O setor têxtil está muito bem representado. Por experiência própria, podemos dizer que a ação no terreno das associações com as empresas tornou possível o crescimento da marca nacional, desde logo no exterior. Por exemplo, quando iniciámos a internacionalização foi fulcral o apoio da Associação Selectiva Moda. E o trabalho em torno da pandemia e dos apoios está a ser bem feito. Temos plena confiança na nossa representação.

Como vê o futuro do sector?

Normalmente é no fim das crises que se conseguem dar passos importantes. Há uma oportunidade para as empresas portuguesas – que sempre tiveram capacidade. A competição pelo preço, que teve sempre um peso muito grande, neste momento parece estar a ser substiuído por outros fatores que podem ser um benefício para os têxteis nacionais.

Perfil

Prestes a cumprir 20 anos de existência, a Blackspider está em plena fase de crescimento e espera ultrapassar a pandemia assumindo uma posição reforçada para enfrentar aquilo a que chama o ‘ano zero’. O segredo do sucesso está em dois planos diferenciados. Por um lado, a qualidade do serviço – que é o mesmo que dizer a qualidade do acompanhamento daquilo que são as necessidades dos clientes. A flexibilidade de procedimentos e o alinhamento de toda a equipa são o segredo por trás dessa capacidade. Por outro lado, a empresa dá a máxima importância ao produto. Segmentadas no ‘casual chick’, num design apurado e no difícil casamento entre qualidade e conforto, as propostas da Blackspider, ou mais propriamente da sua marca Cristina Barros, não sentiram as dores da produção massificada nem da produção de luxo. Com os extremos do segmento do vestuário a passar grandes dificuldades, o posicionamento da marca revelou-se impermiável às piores consequências da pandemia global. Devidamente focada na modernidade, a empresa assume preocupações na área da sustentabilidade e recorre aos melhores materiais para cumprir regras que se impôs. O mercado, que cada vez mais incorpora este tipo de preocupações, agradece. A empresa assume ainda como ‘bandeira’ o facto de toda a sua produção ser 100% nacional. Com a estratégia de negócio devidamente alinhada, chegou ao momento de crescer para continuar a responder pela qualidade a que habituou os clientes.

As perguntas de
Cândido Correia
CEO da Givec

De que forma o cancelamento de feiras tem afetado os negócios da Cristina Barros? 

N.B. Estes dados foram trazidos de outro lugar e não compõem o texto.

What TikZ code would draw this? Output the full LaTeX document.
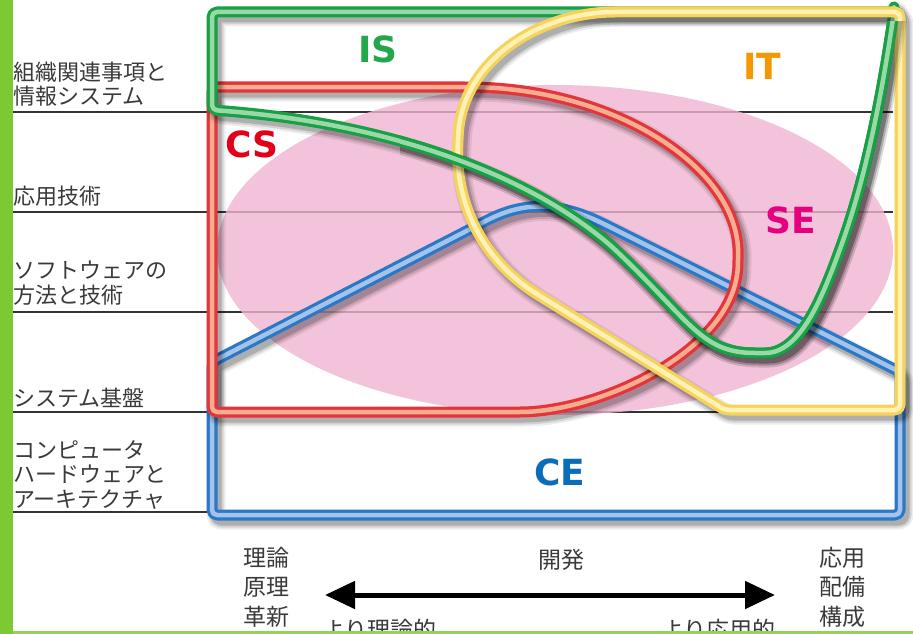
\documentclass[tikz,border=0pt]{standalone}
\usepackage{fontspec}
\newfontfamily\jp{Noto Sans CJK JP}
\newfontfamily\lat{DejaVu Sans}
\usetikzlibrary{arrows.meta}
\definecolor{gbar}{HTML}{7CC934}
\definecolor{gline}{HTML}{8ED456}
\definecolor{txtgray}{HTML}{3A3A3A}
\definecolor{rowline}{HTML}{333333}
\definecolor{pinkfill}{RGB}{239,181,209}
\definecolor{gd}{HTML}{17A045}
\definecolor{gl}{HTML}{9AD8A8}
\definecolor{rd}{HTML}{E4353A}
\definecolor{rl}{HTML}{F6AE92}
\definecolor{bd}{HTML}{2A78C6}
\definecolor{bl}{HTML}{A3C3EA}
\definecolor{yd}{HTML}{F5D35C}
\definecolor{yl}{HTML}{FFF2B4}
\definecolor{cIS}{HTML}{22A84A}
\definecolor{cCS}{HTML}{E3001B}
\definecolor{cIT}{HTML}{F39800}
\definecolor{cSE}{HTML}{E4007F}
\definecolor{cCE}{HTML}{0B6DB7}
\tikzset{
  shad/.style={draw=black, line join=round, rounded corners=5pt, shift={(4,5)}},
  jptext/.style={font=\jp\fontsize{22}{24.5}\selectfont, align=left, inner sep=0pt, text=txtgray, anchor=west},
  jpb/.style={font=\jp\fontsize{23}{29.5}\selectfont, align=center, inner sep=0pt, text=txtgray},
  biglab/.style={font=\lat\bfseries\fontsize{36}{36}\selectfont, inner sep=0pt},
  rowrule/.style={draw=rowline, line width=1.5pt}
}
\newcommand\myframe[3]{%
  \draw[shad, line width=19pt, draw opacity=0.07] #3;
  \draw[shad, line width=15pt, draw opacity=0.11] #3;
  \draw[shad, line width=11pt, draw opacity=0.17] #3;
  \draw[line width=11pt, draw=#1, rounded corners=5pt, line join=round] #3;
  \draw[line width=4.5pt, draw=#2, rounded corners=5pt, line join=round] #3;
}
\begin{document}
\begin{tikzpicture}[x=1pt,y=-1pt]
\useasboundingbox (0,0) rectangle (913,634);
\clip (0,0) rectangle (913,634);
\fill[white] (0,0) rectangle (913,634);
% left bar
\fill[gbar] (0,0) rectangle (12.5,634);
% row lines
\foreach \yy in {112,212,312,412,512} {
  \draw[rowrule] (13,\yy) -- (893,\yy);
}
% pink ellipse SE
\fill[pinkfill, fill opacity=0.8] (555,250) ellipse [x radius=338, y radius=165];
% CE blue
\myframe{bd}{bl}{(212,515) -- (212,362) -- (480,224) .. controls (525,200) and (560,202) .. (610,227) -- (900,372) -- (900,515) -- cycle}
% CS red
\myframe{rd}{rl}{(212,412) -- (212,87) -- (470,87) .. controls (620,90) and (740,170) .. (738,260) .. controls (736,350) and (600,412) .. (515,412) -- cycle}
% IS green
\myframe{gd}{gl}{(894,12) -- (212,12) -- (212,110) .. controls (380,122) and (520,170) .. (610,245) .. controls (690,320) and (700,353) .. (760,353) .. controls (800,353) and (822,300) .. (845,235) .. controls (870,160) and (884,80) .. cycle}
% IT yellow
\myframe{yd}{yl}{(725,410) -- (540,296) .. controls (480,258) and (455,200) .. (458,140) .. controls (462,60) and (540,12) .. (620,12) -- (900,12) -- (900,410) -- cycle}
% green curve over yellow
\begin{scope}
\clip (400,22) rectangle (913,634);
\myframe{gd}{gl}{(212,110) .. controls (380,122) and (520,170) .. (610,245) .. controls (690,320) and (700,353) .. (760,353) .. controls (800,353) and (822,300) .. (845,235) .. controls (870,160) and (884,80) .. (894,12)}
\end{scope}
% big labels
\node[biglab, text=cIS] (IS) at (378,49) {IS};
\node[biglab, text=cCS] (CS) at (252,144) {CS};
\node[biglab, text=cIT] (IT) at (762,66) {IT};
\node[biglab, text=cSE] (SE) at (791,220) {SE};
\node[biglab, text=cCE] (CE) at (560,472) {CE};
% left labels
\node[jptext] (l1) at (13,84) {組織関連事項と\\情報システム};
\node[jptext] (l2) at (13,196) {応用技術};
\node[jptext] (l3) at (13,283) {ソフトウェアの\\方法と技術};
\node[jptext] (l4) at (13,398) {システム基盤};
\node[jptext] (l5) at (13,475) {コンピュータ\\ハードウェアと\\アーキテクチャ};
% bottom labels
\node[jpb] (b1) at (266,587) {理論\\原理\\革新};
\node[jpb] (b2) at (842,587) {応用\\配備\\構成};
\node[jpb] (b3) at (561,560) {開発};
\node[jpb, anchor=west] (b4) at (322,630) {より理論的};
\node[jpb, anchor=east] (b5) at (776,630) {より応用的};
% arrow
\coordinate (al) at (325,595);
\coordinate (ar) at (775,595);
\draw[line width=5pt, {Triangle[length=30pt,width=27pt]}-{Triangle[length=30pt,width=27pt]}] (al) -- (ar);
% bottom green line
\fill[gline] (13,631) rectangle (913,634);
\end{tikzpicture}
\end{document}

Para nós as feiras são extremamente importantes para a promoção da marca e principalmente abertura de novos clientes e o cancelamento das feiras veio quebrar o ritmo de crescimento em alguns mercados e influenciou negativamente a confiança dos compradores. Conseguimos minimizar as quebras através dos nossos showrooms, mas aguardamos que as feiras voltem rapidamente.

A aposta orientada para a mulher ativa é para manter ou estão a pensar diversificar para outros segmentos de mercado?  

As nossas coleções são sempre focadas na mulher, independentemente das várias fases da sua vida, sendo que a mulher ativa valoriza mais as nossas peças intemporais que são capazes de manter uma contemporaneidade, Daí que não temos pretensões de diversificar para outros segmentos de mercado.

António Dinis
CEO da Dilina Têxteis

Com a experiência da pandemia, como perspetivam o futuro das feiras nos próximos tempos?

Sentimos que as feiras estão a ficar mais fortes e que estão a reinventar-se. Vão sair mais fortes da crise da Covid-19, até porque é nos tempos de crise que as pessoas conseguem inovar e encontrar formas de superar as dificuldades. Como acredito que acontecerá com as empresas, as feiras vão sair mais fortes do embate com a pandemia.

Porque trocaram o nome Blackspider para Cristina Barros?

Tínhamos coleções de homem e senhora e decidimos focarmo-nos mais no segmento feminino. Pareceu-nos que Blackspider não era um nome tão atrativo para esse segmento. E descobrimos que afinal, no estrangeiro, um nome português é que vende. Se calhar mais que um nome em inglês, que nos mercados de língua estrangeira não é estrangeiro.